I have found the way to structure my code here

Set CRS for a file read with rasterio

It works if I give it a path to a local file but it does not work for bytestreams.

The error I get when I have '+r' mode:

rasterio.errors.PathError: invalid path '<_io.BytesIO object at 0x7fb4503ca4d0>'

The error I get when I have 'r' mode:

rasterio.errors.DatasetAttributeError: read-only attribute

Is there a way to load bytestream in r+ mode so that I can set/modify the CRS?

GStav
  • 1,066
  • 12
  • 20

1 Answers1

0

You can achieve this if you wrap your bytes in a NamedTemporaryFile.
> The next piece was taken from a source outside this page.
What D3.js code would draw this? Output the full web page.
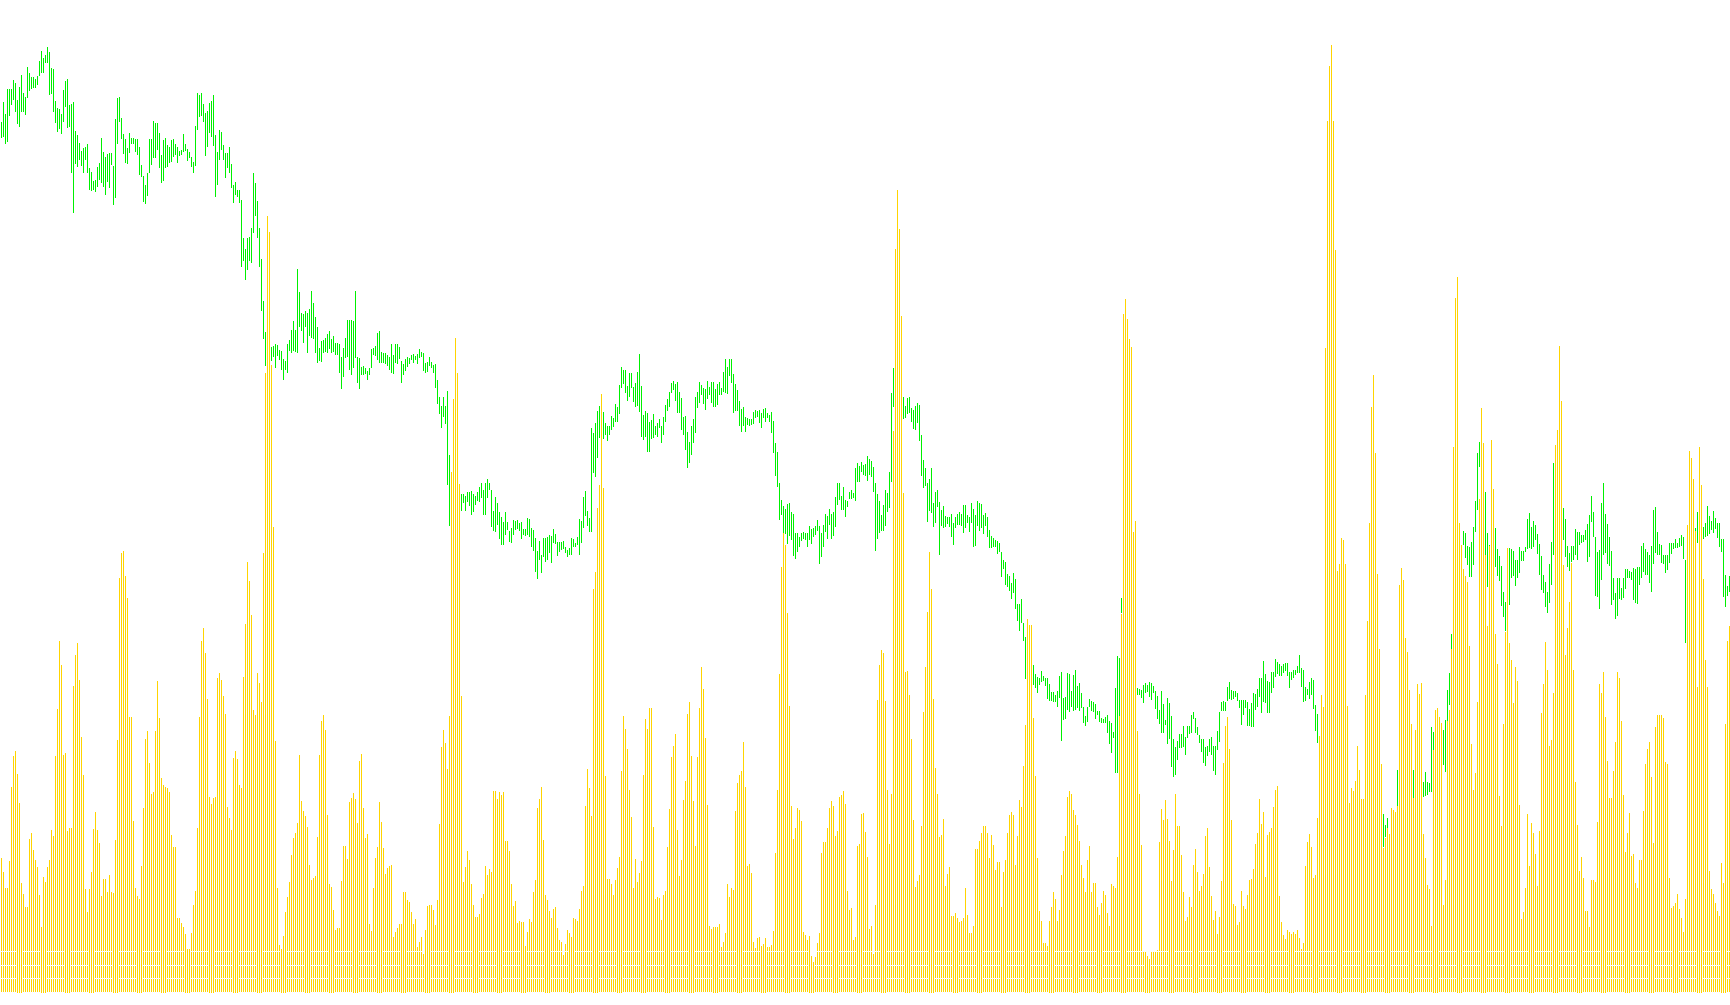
<!DOCTYPE html>
<html><head><meta charset="utf-8">
<script src="https://cdn.jsdelivr.net/npm/d3@7"></script>
<style>html,body{margin:0;padding:0;background:#fff;overflow:hidden}svg{display:block}</style>
</head><body>
<script>
// Bar highs (price units; scale 0..1000)
const high = [
878,898,886,911,911,911,920,917,900,913,
925,907,903,933,927,923,923,921,924,939,
949,942,945,953,948,932,931,899,892,891,
886,910,919,921,895,896,898,869,865,857,
849,852,853,856,832,828,819,820,833,837,
862,848,843,846,847,847,834,881,902,903,
882,866,861,852,867,862,862,861,861,853,
835,824,815,827,861,861,879,877,877,867,
845,860,862,855,853,860,861,856,853,849,
850,866,856,851,848,843,838,874,907,905,
907,896,887,889,897,899,905,865,848,870,
868,855,847,847,853,836,815,818,810,810,
800,762,751,762,763,772,827,817,799,772,
741,699,668,665,668,653,654,656,655,650,
649,641,639,656,660,670,679,670,731,708,
687,686,689,687,691,709,697,683,673,652,
659,660,662,666,669,661,664,657,657,656,
643,652,662,680,680,680,679,709,643,642,
633,634,632,629,632,651,652,654,667,669,
648,647,647,645,643,656,645,656,656,653,
639,636,641,643,642,645,646,644,646,651,
648,647,637,638,643,638,
635,636,620,603,594,603,594,609,545,520,
515,512,510,512,506,506,504,508,508,509,
506,504,508,513,517,510,517,521,517,510,
489,503,497,488,483,478,488,478,469,472,
480,479,480,477,478,471,471,482,481,472,
470,462,449,459,445,462,462,463,465,464,
471,466,458,458,458,459,453,450,452,462,
461,457,463,481,479,503,509,489,482,572,
567,577,589,594,592,588,577,574,574,584,
582,596,593,615,633,630,630,614,627,627,
613,617,628,646,614,585,589,587,578,580,
586,574,577,581,574,583,595,601,608,617,
619,616,618,608,602,583,584,568,558,574,
581,603,608,618,615,612,611,619,613,618,
618,611,616,618,612,628,641,633,641,641,
626,616,610,599,591,593,583,582,581,581,
588,590,589,590,587,591,592,587,585,588,
579,557,548,517,500,494,491,496,497,488,
486,467,467,463,467,468,467,467,474,471,
472,474,480,474,467,475,486,484,491,486,
488,503,517,517,504,513,500,499,508,510,
507,532,537,534,538,535,
536,544,541,539,533,517,506,499,485,495,
510,507,528,607,632,625,615,610,605,603,
594,602,603,592,590,594,597,595,565,540,
532,517,521,532,497,508,510,498,490,494,
484,483,483,486,477,483,486,488,486,495,
495,485,483,497,491,485,499,497,496,485,
487,483,470,464,462,460,459,457,448,440,
438,426,424,417,427,421,396,396,401,377,
363,354,350,345,335,326,323,322,329,324,
322,322,316,308,308,305,309,324,328,302,
303,327,326,309,325,330,314,317,307,293,
284,293,301,299,298,296,289,289,282,281,
283,285,279,277,268,312,344,342,402,390,
385,380,375,370,365,360,312,311,310,315,
317,315,318,317,314,309,304,290,309,296,
280,302,297,284,261,253,259,266,266,274,
263,274,274,285,288,282,273,265,261,261,
253,254,261,263,254,254,269,288,298,299,
298,313,318,310,309,309,307,300,300,300,
300,298,291,297,307,306,311,322,322,339,
326,319,318,328,328,341,338,336,334,336,
337,337,328,328,330,330,
334,345,332,330,313,311,318,322,320,295,
286,264,258,255,250,246,243,240,236,232,
228,224,220,215,212,208,185,190,188,195,
200,198,192,190,195,198,200,200,198,195,
192,195,200,186,175,182,162,178,182,185,
230,225,222,220,224,226,228,226,230,228,
225,222,220,218,228,218,217,273,268,265,
262,260,265,270,280,310,327,366,400,420,
440,460,452,469,467,454,453,458,473,499,
547,558,545,535,508,467,455,465,470,472,
451,444,434,408,398,440,452,451,449,440,
440,453,449,449,453,481,487,473,479,475,
466,456,444,425,418,408,436,458,537,520,
515,505,500,492,481,454,447,454,454,471,
468,468,465,465,470,476,485,504,488,463,
448,450,497,517,486,476,463,449,422,407,
422,422,412,422,431,431,429,428,432,431,
433,433,454,457,451,448,445,454,490,493,
468,456,455,445,445,445,457,457,457,461,
457,462,465,463,440,470,468,465,466,472,
488,485,480,473,477,494,484,479,489,482,
477,477,461,461,425,414,424
];
// Bar lows
const low = [
862,863,856,858,884,895,900,888,876,873,
888,888,885,902,909,911,912,912,915,924,
927,927,937,937,905,906,888,877,868,871,
866,878,893,872,873,827,787,836,833,840,
834,827,840,827,810,809,810,808,813,820,
817,813,805,818,812,835,795,802,856,878,
861,846,837,836,847,856,856,848,845,825,
823,798,796,804,827,835,842,842,850,832,
817,819,832,833,837,838,843,845,837,844,
845,848,849,839,842,833,827,834,870,883,
884,878,844,853,867,863,854,803,815,840,
850,840,822,832,827,812,797,805,803,797,
733,739,720,730,739,737,767,784,762,733,
689,661,634,640,650,639,643,632,644,640,
630,620,630,627,649,647,649,648,647,673,
669,657,673,647,664,662,661,647,637,639,
638,647,648,647,651,647,648,645,645,627,
611,623,642,643,630,625,632,642,617,611,
625,625,626,620,625,632,645,644,640,637,
637,637,636,634,630,627,626,637,636,641,
617,625,629,633,636,640,637,640,636,642,
643,629,627,628,634,632,
627,612,596,586,572,583,576,515,474,495,
492,490,493,495,489,497,489,498,494,485,
488,495,499,498,502,485,485,502,510,473,
469,468,475,461,455,455,465,470,458,457,
465,470,471,469,461,465,464,465,463,453,
449,428,421,440,427,443,438,440,447,437,
457,456,444,448,450,451,447,443,445,445,
453,453,455,445,457,472,484,474,468,468,
527,523,542,562,565,561,565,559,565,570,
573,578,578,586,612,616,607,599,603,612,
598,593,594,588,563,560,563,548,548,561,
562,565,563,572,557,565,578,589,593,607,
610,599,587,587,570,565,550,532,537,545,
557,567,592,597,605,596,590,601,605,597,
593,593,595,605,605,608,607,606,624,617,
587,589,589,574,568,574,568,575,574,575,
576,582,583,577,572,582,578,582,578,567,
547,524,513,480,485,466,466,456,464,460,
444,441,448,453,459,461,460,453,460,456,
463,465,469,436,443,453,468,461,475,461,
464,473,495,500,490,490,483,493,501,501,
502,499,518,518,528,525,
524,519,525,523,508,449,461,467,469,469,
474,488,492,518,593,590,588,585,582,581,
582,586,587,578,571,570,577,559,524,512,
514,478,489,487,473,477,493,445,474,472,
473,476,473,463,455,472,475,475,474,467,
472,477,468,477,453,454,474,469,472,466,
474,463,452,452,453,453,446,448,423,431,
415,413,409,401,407,391,379,369,377,359,
321,331,325,318,315,312,307,315,318,319,
314,301,299,299,298,298,293,302,259,280,
281,290,288,293,289,290,292,289,292,277,
274,278,293,289,288,281,285,278,277,277,
277,267,256,247,262,227,227,250,387,360,
355,350,348,345,340,335,305,305,302,297,
307,308,303,300,307,291,281,276,267,267,
275,256,261,233,223,225,240,252,252,253,
245,262,266,267,281,267,265,257,248,237,
234,244,248,245,229,225,250,258,289,289,
289,299,301,300,301,303,299,292,275,285,
292,274,274,273,273,290,293,303,287,298,
297,287,287,307,312,323,326,324,324,327,
329,324,312,320,322,325,
327,327,313,298,299,305,301,305,291,269,
257,248,242,238,232,228,222,220,214,210,
205,202,198,195,192,188,165,170,168,172,
175,176,172,168,170,172,175,176,172,170,
168,170,172,153,163,170,148,160,165,168,
193,200,198,196,200,202,204,203,201,205,
203,200,200,203,204,205,208,208,240,238,
236,235,240,235,228,266,295,350,360,380,
400,430,432,455,442,435,423,423,435,468,
490,533,515,500,413,413,453,440,440,433,
424,419,394,383,369,395,395,422,424,414,
422,427,439,439,448,451,452,451,453,460,
446,425,410,407,393,387,397,415,445,470,
468,462,460,460,443,433,429,438,440,445,
440,455,457,458,460,438,443,478,463,404,
403,391,420,445,447,436,434,395,400,381,
384,401,400,402,411,422,422,420,400,397,
396,415,422,428,425,425,417,408,436,447,
445,445,437,436,427,430,437,446,451,452,
452,453,454,441,357,445,442,440,445,455,
457,460,458,461,463,464,466,470,467,471,
462,453,448,403,393,404,408
];
// Volume per bar
const volume = [
135,121,105,105,132,206,237,242,219,190,
110,99,86,86,154,160,143,133,126,98,
66,116,111,126,133,163,157,237,284,352,
328,238,240,162,165,165,307,338,350,313,
256,218,104,81,104,121,164,181,163,150,
97,114,114,101,118,101,100,153,253,415,
440,442,417,395,276,276,172,105,97,94,
127,185,254,262,230,199,201,262,312,275,
215,208,206,205,201,158,146,146,75,75,
70,66,59,44,44,60,88,102,165,276,
352,365,340,294,196,189,195,196,315,320,
313,297,279,186,175,163,235,242,234,208,
205,316,369,431,412,378,283,278,320,310,
291,440,620,777,761,628,466,252,105,48,
44,57,81,96,111,138,155,160,170,238,
192,182,177,166,128,113,115,117,156,238,
272,278,263,178,109,106,83,63,65,65,
112,147,147,134,191,195,200,194,170,232,
239,185,155,159,69,62,105,135,146,191,
171,145,119,125,127,128,56,61,65,69,
69,101,101,93,91,81,69,74,46,51,
56,39,63,87,88,88,
83,68,93,169,246,263,250,224,277,521,
594,655,620,509,297,111,126,142,133,109,
88,76,76,79,95,99,127,118,124,121,
202,202,194,201,198,201,152,152,142,109,
87,92,70,72,71,71,47,61,74,71,
101,113,185,194,206,153,98,93,82,75,
84,86,65,53,51,38,49,63,60,56,
75,74,72,84,102,107,187,224,205,177,
404,421,485,508,599,505,217,114,114,109,
98,113,125,136,222,277,264,244,203,176,
105,134,111,120,132,218,274,264,285,285,
166,94,96,95,73,98,102,146,184,236,
247,259,163,117,133,193,212,279,291,237,
192,147,236,285,326,304,255,188,67,64,
66,66,66,69,46,51,60,109,96,105,
103,182,210,218,222,251,206,127,129,120,
51,45,55,56,47,49,55,46,46,48,
62,140,203,319,426,460,448,380,287,187,
154,165,185,183,172,61,58,53,57,37,
31,36,50,60,140,151,151,165,185,192,
187,157,162,196,198,202,189,102,83,85,
53,56,147,149,179,180,
161,136,64,67,39,88,293,328,343,340,
292,203,149,199,562,744,803,764,677,500,
321,322,298,254,173,106,112,118,167,281,
326,381,441,404,294,225,199,156,158,174,
107,119,126,77,77,80,75,71,72,75,
105,78,60,60,67,144,144,152,160,167,
167,160,135,158,148,123,131,131,86,121,
133,160,178,181,178,128,157,193,186,227,
268,374,368,368,275,217,135,82,72,50,
50,47,72,86,101,94,72,83,118,142,
157,196,202,199,183,178,168,152,128,115,
101,133,147,101,110,110,86,78,90,102,
98,80,67,109,107,105,136,277,379,679,
694,674,654,646,461,472,262,199,148,41,
41,37,34,41,41,42,43,151,184,173,
193,174,152,112,143,199,167,167,138,101,
72,76,96,86,128,144,121,102,107,119,
157,165,126,97,73,82,59,76,112,230,
267,276,244,173,89,87,68,71,102,87,
84,98,113,114,124,149,160,194,169,181,
116,158,161,165,186,203,207,97,71,58,
54,63,61,59,61,59,
63,55,44,50,127,151,159,146,115,118,
175,257,298,286,645,872,927,948,872,743,
422,429,455,453,429,287,190,205,202,212,
247,223,194,194,298,372,470,586,618,540,
419,344,229,145,155,165,159,185,183,181,
187,408,425,413,355,341,303,269,195,263,
309,299,310,159,135,108,104,67,243,283,
285,276,270,88,113,272,283,344,546,695,
716,470,448,424,417,411,347,249,203,220,
291,494,585,550,438,367,447,553,504,359,
329,197,167,269,361,445,350,333,290,326,
312,188,74,81,105,179,127,170,160,139,
107,162,280,309,351,323,247,253,300,548,
563,647,592,428,338,365,391,430,323,211,
168,122,136,115,82,82,66,113,113,111,
171,309,300,321,276,232,195,195,222,251,
321,315,272,198,141,160,180,137,139,110,
105,133,133,182,229,244,251,216,150,266,
278,278,278,275,231,229,115,85,87,90,
99,84,75,61,94,468,542,535,514,462,
306,546,508,414,333,306,122,104,99,90,
82,77,130,110,269,352,367
];
// White dashed guide levels in the volume pane (volume units)
const volGrid = [0.5, 14.5, 27.5, 41.5];

const W = 1730, H = 1005;
const N = volume.length;
if (high.length !== N || low.length !== N) {
  throw new Error("length mismatch high=" + high.length + " low=" + low.length + " vol=" + N);
}

const svg = d3.select("body").append("svg").attr("width", W).attr("height", H);
svg.append("rect").attr("width", W).attr("height", H).attr("fill", "#ffffff");

const x = d3.scaleLinear().domain([0, N]).range([1, 1 + 2 * N]);
const yP = d3.scaleLinear().domain([0, 1000]).range([1000, 0]);
const yV = d3.scaleLinear().domain([0, 950]).range([993, 43]);
const idx = d3.range(N);

svg.append("g").attr("shape-rendering", "crispEdges")
  .selectAll("rect").data(idx).join("rect")
  .attr("x", i => x(i)).attr("width", 1)
  .attr("y", i => yP(high[i]))
  .attr("height", i => Math.max(1, yP(low[i]) - yP(high[i])))
  .attr("fill", "#00f000");

svg.append("g").attr("shape-rendering", "crispEdges")
  .selectAll("rect").data(idx).join("rect")
  .attr("x", i => x(i)).attr("width", 1)
  .attr("y", i => yV(volume[i]))
  .attr("height", i => yV(0) - yV(volume[i]))
  .attr("fill", "#ffd400");

svg.append("g").attr("shape-rendering", "crispEdges")
  .selectAll("line").data(volGrid).join("line")
  .attr("x1", 0).attr("x2", W)
  .attr("y1", d => yV(d)).attr("y2", d => yV(d))
  .attr("stroke", "#ffffff").attr("stroke-width", 1)
  .attr("stroke-dasharray", "17 7").attr("stroke-dashoffset", 1);
</script>
</body></html>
This and some alternatives are explained in the docs.

import boto3
import rasterio
from rasterio.crs import CRS
import tempfile

bucket = 'asdf'
key = 'asdf'


s3 = boto3.client('s3')
file_byte_string = s3.get_object(Bucket=bucket,Key=key)['Body'].read()

with tempfile.NamedTemporaryFile() as tmpfile:
    tmpfile.write(file_byte_string)
    with rasterio.open(tmpfile.name, "r+") as ds:
         crs = CRS({"init": "epsg:4326"}) 
         ds.crs = crs

An important limitation of this approach is that you have to download the whole file into memory from S3, as opposed to mounting the file remotely like this.

Gijs
  • 10,346
  • 5
  • 27
  • 38